Material provided:
****************************************

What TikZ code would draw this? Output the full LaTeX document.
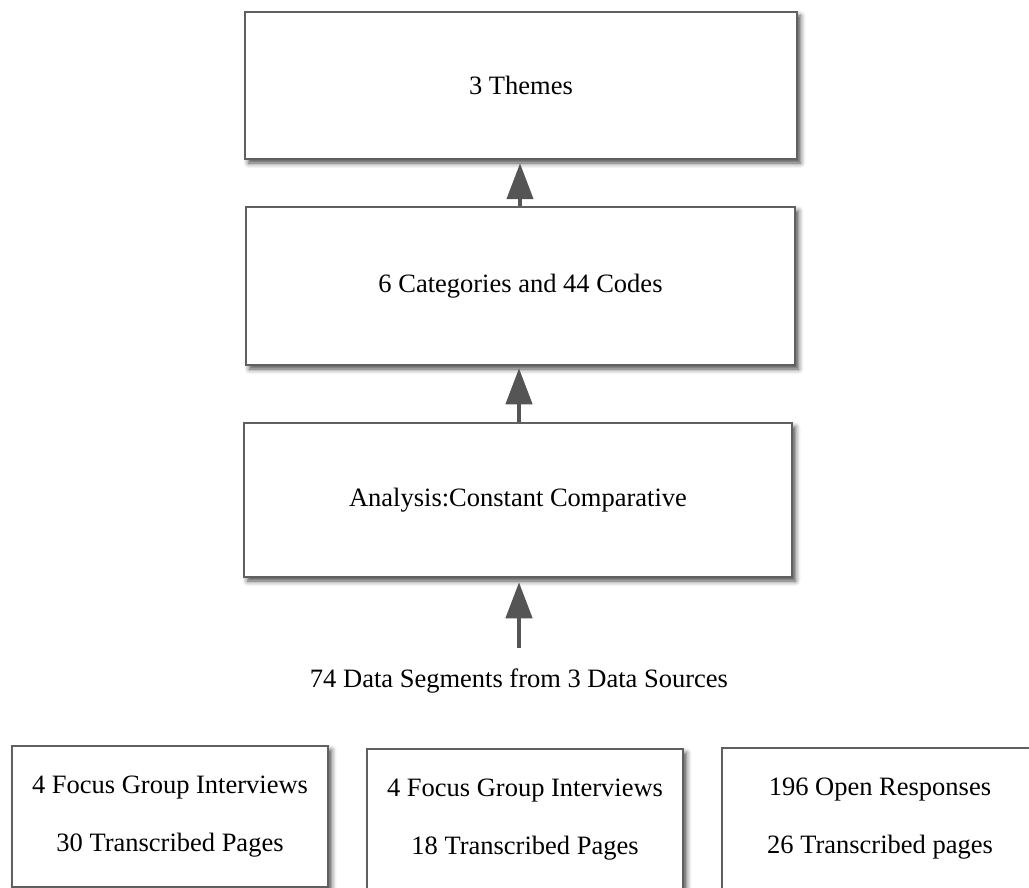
\documentclass[tikz,border=0pt]{standalone}
\usepackage{fontspec}
\setmainfont{Liberation Serif}
\usetikzlibrary{arrows.meta,shadows.blur}
\definecolor{boxline}{HTML}{606060}
\definecolor{arrowcol}{HTML}{555555}
\tikzset{
  flowbox/.style={draw=boxline, line width=2.5pt, fill=white, inner sep=0pt,
    blur shadow={shadow xshift=3.5pt, shadow yshift=-4pt, shadow blur radius=5pt, shadow opacity=70},
    font=\fontsize{26.5}{58}\selectfont, align=center},
  uparrow/.style={draw=arrowcol, line width=4.5pt,
    -{Triangle[length=36pt,width=26pt,fill=arrowcol]}},
  plainlabel/.style={font=\fontsize{26.5}{32}\selectfont}
}
\begin{document}
\begin{tikzpicture}[x=1pt,y=-1pt]
\useasboundingbox (0,0) rectangle (1029,888);
\clip (0,0) rectangle (1029,888);
\node[flowbox, minimum width=552pt, minimum height=147pt] (themes) at (521,85.5) {3 Themes};
\node[flowbox, minimum width=549pt, minimum height=158pt] (cats) at (520.5,286) {6 Categories and 44 Codes};
\node[flowbox, minimum width=548pt, minimum height=154pt] (anal) at (518,500) {Analysis:Constant Comparative};
\coordinate (tail) at (519,648);
\node[plainlabel] (segs) at (519,681) {74 Data Segments from 3 Data Sources};
\node[flowbox, minimum width=316pt, minimum height=141pt] (src1) at (170,816.5) {4 Focus Group Interviews\\30 Transcribed Pages};
\node[flowbox, minimum width=316pt, minimum height=141pt] (src2) at (525,819.5) {4 Focus Group Interviews\\18 Transcribed Pages};
\node[flowbox, minimum width=316pt, minimum height=141pt] (src3) at (880,818.5) {196 Open Responses\\26 Transcribed pages};
\draw[uparrow] (cats.north -| 520,0) -- ([yshift=-3pt]themes.south -| 520,0);
\draw[uparrow] (anal.north -| 519,0) -- ([yshift=-2pt]cats.south -| 519,0);
\draw[uparrow] (tail) -- ([yshift=-4pt]anal.south -| tail);
\end{tikzpicture}
\end{document}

****************************************

Each line of the material must be retyped exactly, except that images are omitted.

What TikZ code would draw this? Output the full LaTeX document.
\documentclass[tikz,border=0pt]{standalone}
\usepackage{fontspec}
\setmainfont{Liberation Serif}
\usetikzlibrary{arrows.meta,shadows.blur}
\definecolor{boxline}{HTML}{606060}
\definecolor{arrowcol}{HTML}{555555}
\tikzset{
  flowbox/.style={draw=boxline, line width=2.5pt, fill=white, inner sep=0pt,
    blur shadow={shadow xshift=3.5pt, shadow yshift=-4pt, shadow blur radius=5pt, shadow opacity=70},
    font=\fontsize{26.5}{58}\selectfont, align=center},
  uparrow/.style={draw=arrowcol, line width=4.5pt,
    -{Triangle[length=36pt,width=26pt,fill=arrowcol]}},
  plainlabel/.style={font=\fontsize{26.5}{32}\selectfont}
}
\begin{document}
\begin{tikzpicture}[x=1pt,y=-1pt]
\useasboundingbox (0,0) rectangle (1029,888);
\clip (0,0) rectangle (1029,888);
\node[flowbox, minimum width=552pt, minimum height=147pt] (themes) at (521,85.5) {3 Themes};
\node[flowbox, minimum width=549pt, minimum height=158pt] (cats) at (520.5,286) {6 Categories and 44 Codes};
\node[flowbox, minimum width=548pt, minimum height=154pt] (anal) at (518,500) {Analysis:Constant Comparative};
\coordinate (tail) at (519,648);
\node[plainlabel] (segs) at (519,681) {74 Data Segments from 3 Data Sources};
\node[flowbox, minimum width=316pt, minimum height=141pt] (src1) at (170,816.5) {4 Focus Group Interviews\\30 Transcribed Pages};
\node[flowbox, minimum width=316pt, minimum height=141pt] (src2) at (525,819.5) {4 Focus Group Interviews\\18 Transcribed Pages};
\node[flowbox, minimum width=316pt, minimum height=141pt] (src3) at (880,818.5) {196 Open Responses\\26 Transcribed pages};
\draw[uparrow] (cats.north -| 520,0) -- ([yshift=-3pt]themes.south -| 520,0);
\draw[uparrow] (anal.north -| 519,0) -- ([yshift=-2pt]cats.south -| 519,0);
\draw[uparrow] (tail) -- ([yshift=-4pt]anal.south -| tail);
\end{tikzpicture}
\end{document}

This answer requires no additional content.